大分県/別府港再編整備(別府市)にBTO、対話調査などで整備構想具体化へ

大分県は別府港(別府市)の再編整備事業のうち、県が主体となる公共交通ターミナルや集客施設の整備をBTO(建設・移管・運営)方式のPFIで行う方針を固めた。2023年度にPFI導入可能性調査を実施し、PFI導入の有効性を確認。今後、民間事業者へのマーケットサウンディング(対話型市場調査)や、官民連携による港湾整備の先行事例の調査を進め、整備構想を具体化させる。
別府港ではフェリーの大型化への対応やにぎわい創出を目指し、石垣地区の大規模な岸壁の増深、泊地の浚渫、航路の拡幅などが計画されている。関連して約6ヘクタールをPFI事業区域に設定し、旅客上屋を再編して交通ターミナルを整備。集客施設の観光交流拠点も計画している。
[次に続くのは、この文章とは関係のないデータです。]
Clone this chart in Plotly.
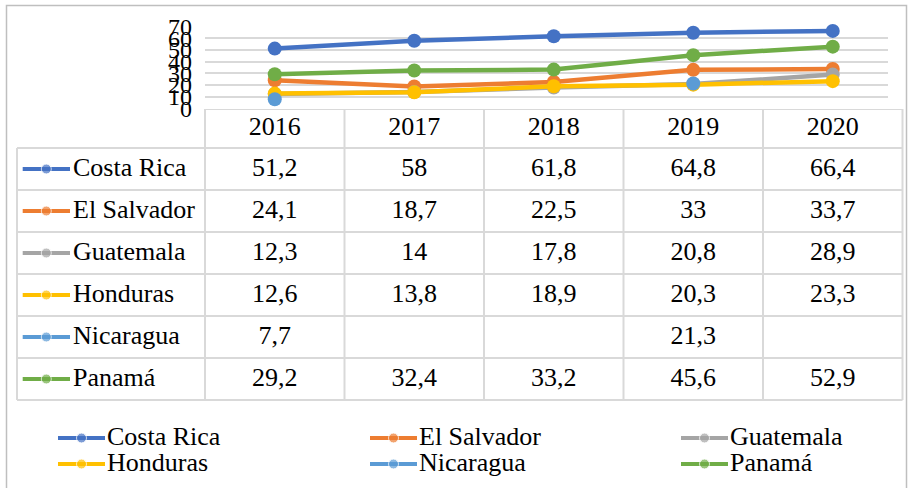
import plotly.graph_objects as go

# ---------------- data ----------------
years = ["2016", "2017", "2018", "2019", "2020"]
countries = ["Costa Rica", "El Salvador", "Guatemala", "Honduras", "Nicaragua", "Panamá"]
costa_rica = [51.2, 58, 61.8, 64.8, 66.4]
el_salvador = [24.1, 18.7, 22.5, 33, 33.7]
guatemala = [12.3, 14, 17.8, 20.8, 28.9]
honduras = [12.6, 13.8, 18.9, 20.3, 23.3]
nicaragua = [7.7, None, None, 21.3, None]
panama = [29.2, 32.4, 33.2, 45.6, 52.9]
y_ticks = [0, 10, 20, 30, 40, 50, 60, 70]

series = [costa_rica, el_salvador, guatemala, honduras, nicaragua, panama]
colors = ["#4472C4", "#ED7D31", "#A5A5A5", "#FFC000", "#5B9BD5", "#70AD47"]

# ---------------- geometry ----------------
W, H = 908, 488
FONT = "Liberation Serif"
X0, COL_W = 205.0, 139.5          # left edge of first data column, column width
ROW0, ROW_H = 148.0, 42.0          # top of first data row, row height
GRID = "#d9d9d9"


def ux(px):
    return (px - X0) / COL_W - 0.5


def uy(py):
    return (py - ROW0) / ROW_H - 0.5


def fmt(v):
    if v is None:
        return ""
    s = ("%g" % v)
    return s.replace(".", ",")


xi = list(range(len(years)))
fig = go.Figure()

# ---------------- line chart ----------------
for name, vals, col in zip(countries, series, colors):
    fig.add_trace(go.Scatter(
        x=xi, y=vals, name=name, mode="lines+markers",
        line=dict(color=col, width=4.5),
        marker=dict(color=col, size=14),
        connectgaps=False, showlegend=False, hoverinfo="skip",
        xaxis="x", yaxis="y", cliponaxis=False))

# ---------------- data table ----------------
n_rows = len(countries)
shapes = []
tbl_left = ux(17)
hdr_top = uy(109)
shapes.append(dict(type="line", xref="x2", yref="y2", x0=-0.5, x1=len(years) - 0.5,
                   y0=hdr_top, y1=hdr_top, line=dict(color=GRID, width=2)))
for r in range(n_rows + 1):
    shapes.append(dict(type="line", xref="x2", yref="y2", x0=tbl_left, x1=len(years) - 0.5,
                       y0=r - 0.5, y1=r - 0.5, line=dict(color=GRID, width=2)))
shapes.append(dict(type="line", xref="x2", yref="y2", x0=tbl_left, x1=tbl_left,
                   y0=-0.5, y1=n_rows - 0.5, line=dict(color=GRID, width=2)))
for c in range(len(years) + 1):
    shapes.append(dict(type="line", xref="x2", yref="y2", x0=c - 0.5, x1=c - 0.5,
                       y0=hdr_top, y1=n_rows - 0.5, line=dict(color=GRID, width=2)))

# header
fig.add_trace(go.Scatter(
    x=xi, y=[(hdr_top + -0.5) / 2] * len(years), text=years, mode="text",
    textfont=dict(family=FONT, size=26, color="black"),
    showlegend=False, hoverinfo="skip", xaxis="x2", yaxis="y2"))

# values + keys
for r, (name, vals, col) in enumerate(zip(countries, series, colors)):
    fig.add_trace(go.Scatter(
        x=xi, y=[r] * len(years), text=[fmt(v) for v in vals], mode="text",
        textfont=dict(family=FONT, size=26, color="black"),
        showlegend=False, hoverinfo="skip", xaxis="x2", yaxis="y2"))
    fig.add_trace(go.Scatter(
        x=[ux(22.7), ux(46.3), ux(70)], y=[r] * 3, mode="lines+markers",
        line=dict(color=col, width=4), marker=dict(color=col, size=[0, 10, 0]),
        showlegend=False, hoverinfo="skip", xaxis="x2", yaxis="y2"))

# row labels
fig.add_trace(go.Scatter(
    x=[ux(73)] * n_rows, y=list(range(n_rows)), text=countries, mode="text",
    textposition="middle right",
    textfont=dict(family=FONT, size=26, color="black"),
    showlegend=False, hoverinfo="skip", xaxis="x2", yaxis="y2"))

# ---------------- legend (bottom) ----------------
leg_cols = [58, 370, 681]
leg_rows = [438, 464]
for k, (name, col) in enumerate(zip(countries, colors)):
    kx = leg_cols[k % 3]
    ky = uy(leg_rows[k // 3])
    fig.add_trace(go.Scatter(
        x=[ux(kx), ux(kx + 23.5), ux(kx + 47)], y=[ky] * 3, mode="lines+markers",
        line=dict(color=col, width=4), marker=dict(color=col, size=[0, 10, 0]),
        showlegend=False, hoverinfo="skip", xaxis="x2", yaxis="y2"))
    fig.add_trace(go.Scatter(
        x=[ux(kx + 49)], y=[ky], text=[name], mode="text", textposition="middle right",
        textfont=dict(family=FONT, size=26, color="black"),
        showlegend=False, hoverinfo="skip", xaxis="x2", yaxis="y2"))

# outer frame
shapes.append(dict(type="rect", xref="paper", yref="paper",
                   x0=6.5 / W, x1=906.5 / W, y0=-0.05, y1=1 - 5.5 / H,
                   line=dict(color="#bfbfbf", width=1.5), fillcolor="rgba(0,0,0,0)"))

fig.update_layout(
    width=W, height=H, margin=dict(l=0, r=0, t=0, b=0, autoexpand=False),
    paper_bgcolor="white", plot_bgcolor="rgba(0,0,0,0)",
    font=dict(family=FONT, color="black"),
    showlegend=False, shapes=shapes,
    xaxis=dict(domain=[X0 / W, 888 / W], range=[-0.5, ux(888)], showticklabels=False,
               showgrid=False, zeroline=False, showline=False, fixedrange=True),
    yaxis=dict(domain=[1 - 108.3 / H, 1 - 26.7 / H], range=[0, 70], tickvals=y_ticks,
               ticktext=[str(t) for t in y_ticks],
               showgrid=True, gridcolor=GRID, gridwidth=1.5, zeroline=False, showline=False,
               tickfont=dict(family=FONT, size=24, color="black"), ticklabelstandoff=12,
               fixedrange=True),
    xaxis2=dict(domain=[0, 1], range=[ux(0), ux(W)], visible=False, fixedrange=True),
    yaxis2=dict(domain=[0, 1 - 109 / H], range=[uy(H), uy(109)], visible=False,
                fixedrange=True),
)

fig.write_html("out.html", config={"displayModeBar": False},
               post_script="document.body.style.margin='0';document.body.style.overflow='hidden';")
県は17年度にPFI導入可能性調査を行い、BTO方式のPFIで検討を進める方針を固めたが、コロナ禍で検討を一時中断した。
集客施設に対する社会価値の変化などを考慮し、23年度に再び導入可能性調査に踏み切った。調査では引き続き、民間事業者の参画意欲の高さや、VFM(バリュー・フォー・マネー)の有効性などを確認した。
港湾整備は国が水深8メートル、延長250メートルの岸壁整備を担当。県が隣接する水深5・5メートルの岸壁整備、一部のPFI事業用地の造成などを行う。国の工事は事業化されておらず、県担当の事業も含めて整備スケジュールは未定。県は国に対し、早期事業化を求めている。
県は今後、5日に完成式典が開かれた天保山客船ターミナルの建て替え事業(大阪市港区)、工事が計画されている長崎港松が枝地区国際ターミナル整備事業(長崎市)など、BTO方式のPFIによる港湾整備の先行事例を調査。建設会社やデベロッパーら事業者へのヒアリングも継続的に行い、整備イメージの検討を深める。